En la dramaturgia de Pilar Ruiz el recurso del viaje, del regreso a la casa de la infancia, se cuenta en Aire de Montaña a partir de un procedimiento literario que la autora y directora traduce al terreno teatral. Los parlamentos se desdoblan en pensamientos y diálogos. Aquello que los personajes dicen para un público o para ellxs mismxs y esa parte del texto que comparten en la trama. Así la estructura se piensa desde esas situaciones que podrían enmarcarse en el orden de las apariencias, de lo que nos atrevemos a manifestar, y aquellas otras palabras que construyen la espesura, lo que queda afuera pero que la autora decide integrar a la escena, incluso darle un protagonismo que podría poner en crisis cada secuencia del diálogo.

Desde esa desposesión que deja a los personajes un poco indefensos y, a la vez, armados de unas contradicciones que podrían explotar en la calidez de ese encuentro buscado y negado al mismo tiempo, la escenografía que realiza Julieta Potenze se convierte en un elemento narrativo. Estar adentro o afuera, en lo alto de la montaña, retenidxs por la nieve que no permite escapatoria, pasa a ser una decisión vacilante. Las paredes y puertas de esa casa podrían desaparecer en un instante. El resguardo es tan frágil que si Lorena sigue allí, a Marina y Jorge no les quedará más remedio que reconocer que sienten por ella algo que no logró aplacarse en los treinta años que pasaron sin verse. Por el contrario, está al acecho, dispuesto a saltarle en el cuerpo con solo cruzarse dos palabras.

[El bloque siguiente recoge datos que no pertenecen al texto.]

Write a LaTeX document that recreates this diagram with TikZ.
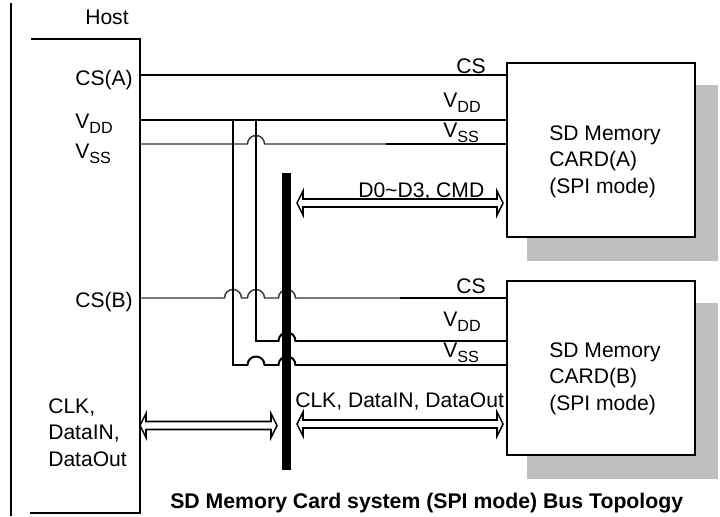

Pero Lorena no llega sola a esa casa en la Patagonia tan perfecta como triste en su añoranza por un deseo no cumplido. Está con ella Tomás, su hijo, un joven que se interesa por la fotografía, un oficio que su madre abandonó en su juventud y que de algún modo se convierte en el formato que guía la acción. Aire de montaña se piensa a través de fotos como una síntesis poética del tiempo vivido, como instantes sin desarrollo o con una conclusión ausente. Tomás es quien mira la escena desde afuera y quién intenta revelar cierta verdad o secreto que Lorena preferiría no compartir con sus amigxs. ¿Cuánto de lo que se habla en voz alta es escuchado o negado? ¿Cuánto opera de verdad en las reacciones y en el desenlace ?

En el elenco, el texto termina de hallar un estado siempre apacible y festivo. María Inés Sancerni tiene ese brillo permanente, como si mirara los hechos en una película y los disfrutara, como un ser que cree que hay felicidad allí donde solamente tendrían que existir desdichas y lamentos. Carlos Portaluppi tiene esa impronta que parece estar a punto de derribar la escena, tomarla en un puño, para después demostrar una emoción que surge en el momento más insospechado. Clarisa Korovsky entiende ese lugar secundario que Marina tuvo siempre en relación a Lorena, pero lo más interesante de la dirección de Ruiz es que esos datos definitivos, los que marcan una vida, surgen sin estridencias, con una aplomo que a los personajes les da una serenidad totalmente convincente. En la misma línea interviene Juan Soler porque la puesta de Ruiz es armoniosa, con esos desequilibrios momentáneos que son el cimiento de un estabilidad permanente.

Aire de montaña se presenta los martes a las 21 en el Galpón de Guevara.